The results were much more satisying – Buster got his arm yanked out the window. Crash test dummies aren’t designed to come apart, but if he were a human, I think he would have lost his arm. However, the rest of his body just wasn’t going through the window, no matter what the myth said.
Still not satisifed, Adam and Jamie put a “shaped charge” (whatever that is) against the hull next to Buster’s knee. Plane pressurized once again, they blew the charge.
Now, I don’t know how much damage was from the charge and how much was from the air rushing out, but the entire roof came off the plane. Buster, believe it or not, was still belted in his chair, but there was a 20-foot section of the roof missing. That plane was toast, and it looked eerily similar to Aloha Airlines flight 243 that lost its roof in mid-flight back in 1988.

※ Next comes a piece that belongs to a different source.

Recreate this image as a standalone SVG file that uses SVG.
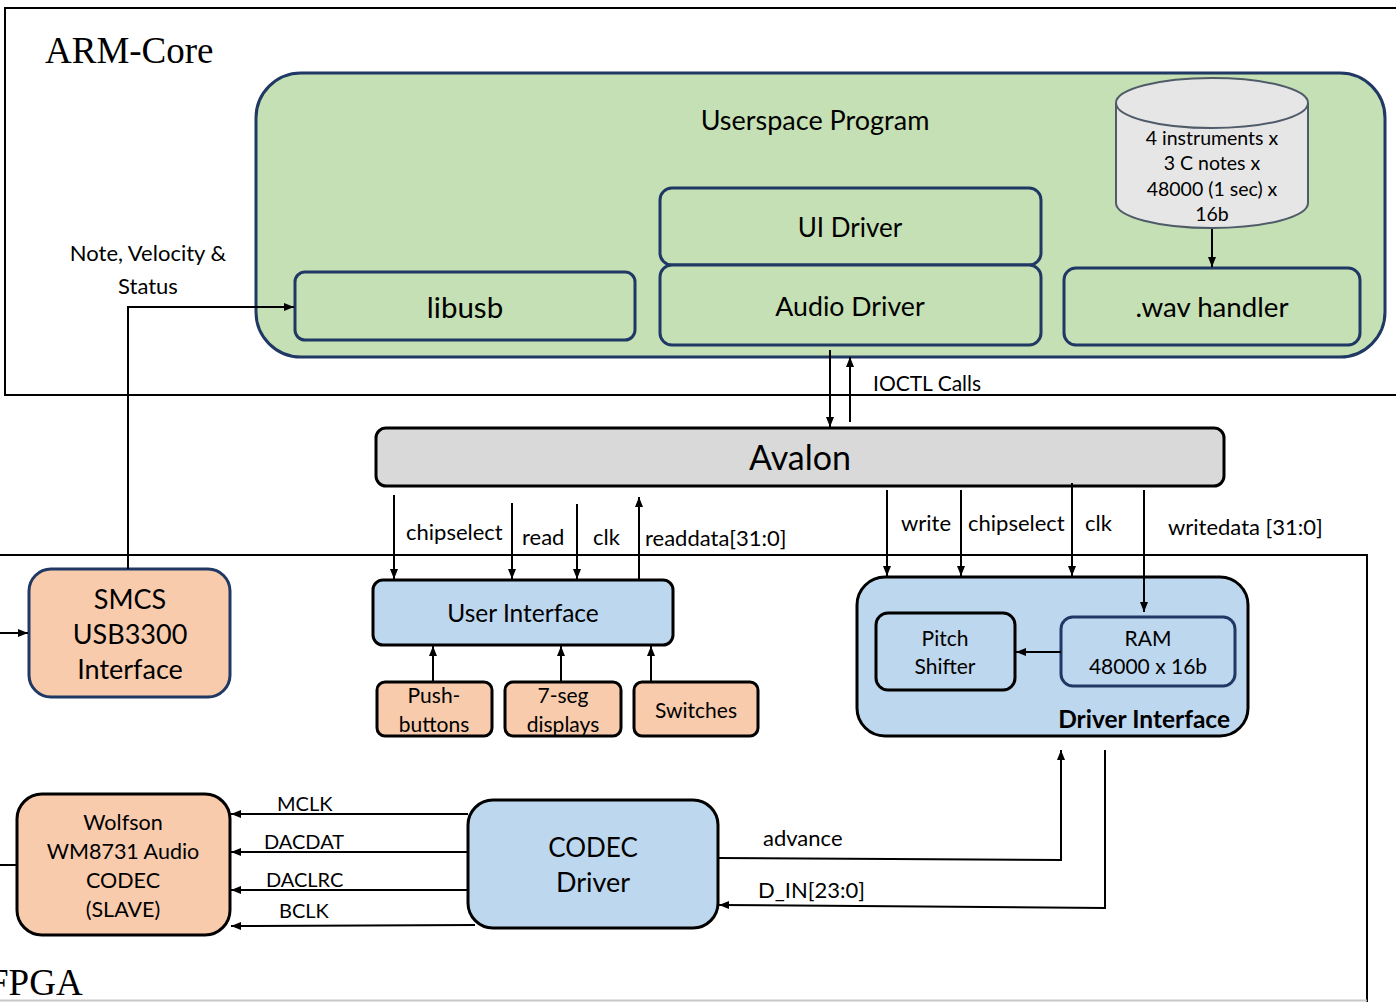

So, myth busted. However, they didn’t address one thing: the drop in air pressure caused by the velocity of the air outside the plane. You see, the entire concept of flight is based on the fact that air pressure goes down as the speed of the air goes up.
So when a hole gets blown in the side of the plane, even after all the air rushes out and the pressue of the plane is equal to the ambient air pressure at that altitude, you now have 600 m.p.h. air rushing past the hole, which would have a much lower air pressure than the stationary air inside the plane. Does this make sense to anyone else?
That question aside, this segment proved, once and for all, that Mythbusters ranks right up there with Extreme Engineering and Modern Marvels as God’s gift to geeks.